Role of thermal vibrations in molecular wire conduction

In the present work we investigate the influence of molecular vibrations on the tunneling of electrons through a molecule sandwiched between two metal contacts. The study is confined to the elastic scattering only, but beyond the harmonic approximation. The problem is tackled both from a classical and a quantum-mechanical point of view. The classical approach consists in the computation of the time-dependent current fluctuations along the step of a molecular-dynamics (MD) simulation. On the other hand, the vibrational modes are treated quantum mechanically and the tunneling current is computed as an ensemble average over the distribution of the atomic configurations obtained by a suitable approximation of the density matrix for the normal-mode oscillators.
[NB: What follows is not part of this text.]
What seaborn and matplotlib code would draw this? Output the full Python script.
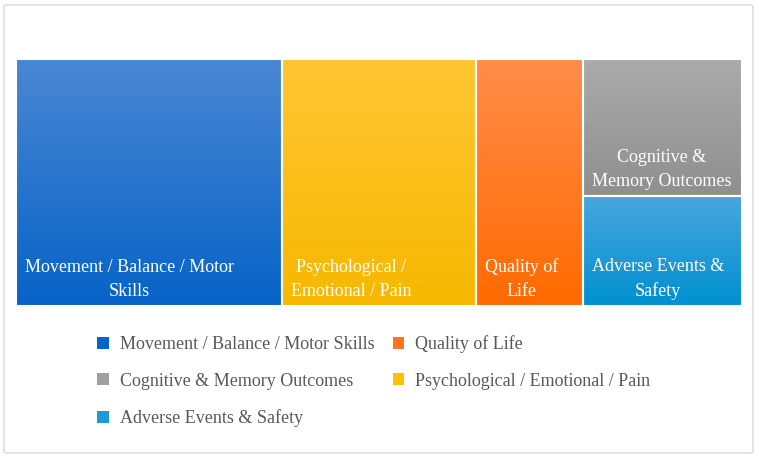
import numpy as np
import seaborn as sns
import matplotlib.pyplot as plt
from matplotlib.patches import Rectangle, Patch, FancyBboxPatch

# treemap data (study counts per outcome domain)
categories = ["Movement / Balance / Motor Skills", "Psychological / Emotional / Pain",
              "Quality of Life", "Cognitive & Memory Outcomes", "Adverse Events & Safety"]
counts = [15, 11, 6, 5, 4]
tile_labels = ["Movement / Balance / Motor\nSkills", "Psychological /\nEmotional / Pain",
               "Quality of\nLife", "Cognitive &\nMemory Outcomes", "Adverse Events &\nSafety"]
# tiles grouped into columns, left to right
columns = [[0], [1], [2], [3, 4]]
legend_order = [0, 3, 4, 2, 1]

top_colors = ["#4a87d3", "#ffc633", "#ff8c4a", "#ababab", "#48a6de"]
bottom_colors = ["#0663c7", "#f6b800", "#ff6a00", "#8f8f8f", "#0090d0"]
legend_colors = ["#0a64c8", "#ffc000", "#ff7420", "#a0a0a0", "#1a9ad8"]

sns.set_style("white")
plt.rcParams['font.family'] = ['Liberation Serif', 'DejaVu Serif']

W, H = 759, 458
fig = plt.figure(figsize=(W / 100, H / 100), dpi=100)
ax = fig.add_axes([0, 0, 1, 1])
ax.set_xlim(0, W)
ax.set_ylim(H, 0)
ax.axis('off')

# outer chart border
fig.patches.append(FancyBboxPatch((4 / W, 5 / H), 749 / W, 448 / H,
                                  boxstyle="round,pad=0,rounding_size=0.004",
                                  transform=fig.transFigure, fill=False,
                                  edgecolor="#d9d9d9", lw=1))

left, right, top, bottom = 16, 742, 59, 306
total = sum(counts)
x = left
grad = np.linspace(0, 1, 256).reshape(-1, 1)
for col in columns:
    col_sum = sum(counts[i] for i in col)
    w = (right - left) * col_sum / total
    y = top
    for i in col:
        h = (bottom - top) * counts[i] / col_sum
        cmap = sns.blend_palette([top_colors[i], bottom_colors[i]], as_cmap=True)
        ax.imshow(grad, cmap=cmap, extent=(x, x + w, y + h, y), origin='upper',
                  aspect='auto', interpolation='bilinear', zorder=1)
        ax.add_patch(Rectangle((x, y), w, h, fill=False, edgecolor='white', lw=1.5, zorder=2))
        ax.text(x + 9, y + h - 6.5, tile_labels[i], color='white', fontsize=13,
                ha='left', va='bottom', multialignment='center', linespacing=1.5, zorder=3)
        y += h
    x += w

ax.set_xlim(0, W)
ax.set_ylim(H, 0)

handles = [Patch(facecolor=legend_colors[i], edgecolor='none') for i in legend_order]
labels = [categories[i] for i in legend_order]
leg = ax.legend(handles, labels, ncol=2, loc='upper left', bbox_to_anchor=(81 / W, 1 - 319 / H),
                frameon=False, fontsize=13, labelcolor='#595959', handlelength=0.65,
                handleheight=0.65, handletextpad=0.6, columnspacing=1.0, labelspacing=1.08)

fig.savefig("out.png", dpi=100)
We show that the lattice fluctuations modify the electron transmission. However, the answers obtained with the two methods are different. At low temperatures, the quantum-mechanical treatment is necessary in order to correctly include the zero-point fluctuations. For temperatures higher than a few hundred kelvin the simple harmonic approximation which leads to the phonon modes breaks down because the oscillation amplitudes of the lowest-energy modes become very large. In this regime beyond the harmonic approximation, higher-order terms should be considered leading to phonon-phonon interactions and classical MD simulations prove to be simpler and give better results.